The general positive obligations imposed by the Church are what are known as the precepts of the church, and there are somewhere between five and seven of them (depending on how they are broken up). The five you always find are:
1.You shall attend Mass on Sundays and on holy days of obligation.
2.You shall confess your sins at least once a year.
3.You shall receive the sacrament of the Eucharist at least once during the Easter season.
4.You shall observe the days of fasting and abstinence established by the Church.
5.You shall help to provide for the needs of the Church.
Precepts 6 and 7, when they are added to the list, are to observe the laws of Matrimony and to participate in the evangelization of the Church; they are arguably just positive republications of natural or divine obligations. It is generally understood that children, not being in full authority, are not strictly obligated to these (although their parents and godparents have a responsibility to train them to follow them as part of their way of life). What is function of these? It is to outline a minimum participation, and to provide a minimal guideline to the Catholic way of life. Beyond these, all the Church does is give local specifications of these, or certify that other obligations are natural or divine, or exhort to better behavior.
(5) Baptism confers rights in the Church; rights carry with them obligations for their proper exercise and use, just by being rights. If we only had obligations by contract, we'd only have rights by contract. (And, of course, contract rights, like contract obligations, presuppose non-contract rights and obligations.)
(6) The direct implication of McAleese's comment is that the Church has no power to impose law, and thus that canon law is not actually any kind of law. This is somewhat remarkable given that she has written a book on canon law but in fact is exactly in line with other comments she has made about canon law. But the problem is that, if the real problem is very existence of Church law, then it is immensely glib and facile to pretend that it is a simple matter of contract.
McAleese justifies herself the way it has become common to do so, in a vague and uncritical appeal to conscience:
In her interview with the Irish Times, she said, “My human right to inform my own conscience, my human right to express my conscience even if it is the case that it contradicts the magisterium, that right to conscience is supreme.”

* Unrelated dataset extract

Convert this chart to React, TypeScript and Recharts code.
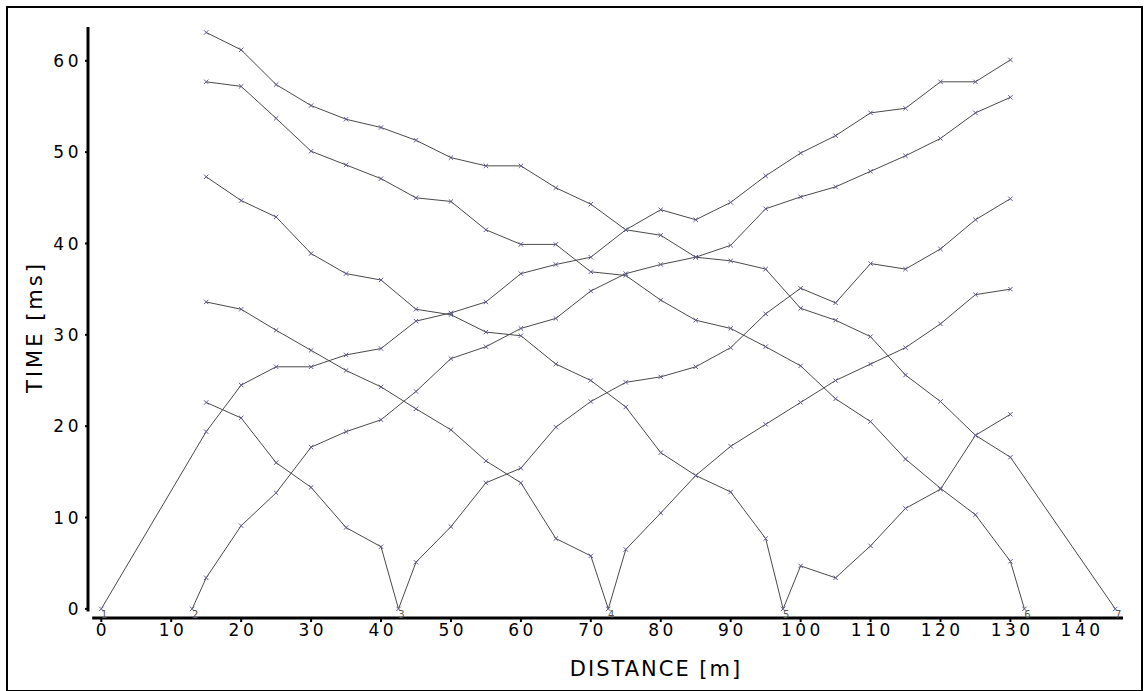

The right of a well-formed conscience is supreme; an erroneous conscience, on the other hand, obligates, since that is the function of conscience, but does not itself excuse in any way. Everyone has the natural obligation to educate their conscience properly. Part of educating your conscience properly is recognizing that you have obligations to your parents, your forebears, your nation, and those with whom you are in society, regardless of whether you made an explicit contract to accept such obligations. If you regard yourself as a practicing Catholic and yet regard your conscience as having supreme veto over the practical obligations of being Catholic, the name for that is 'liar'.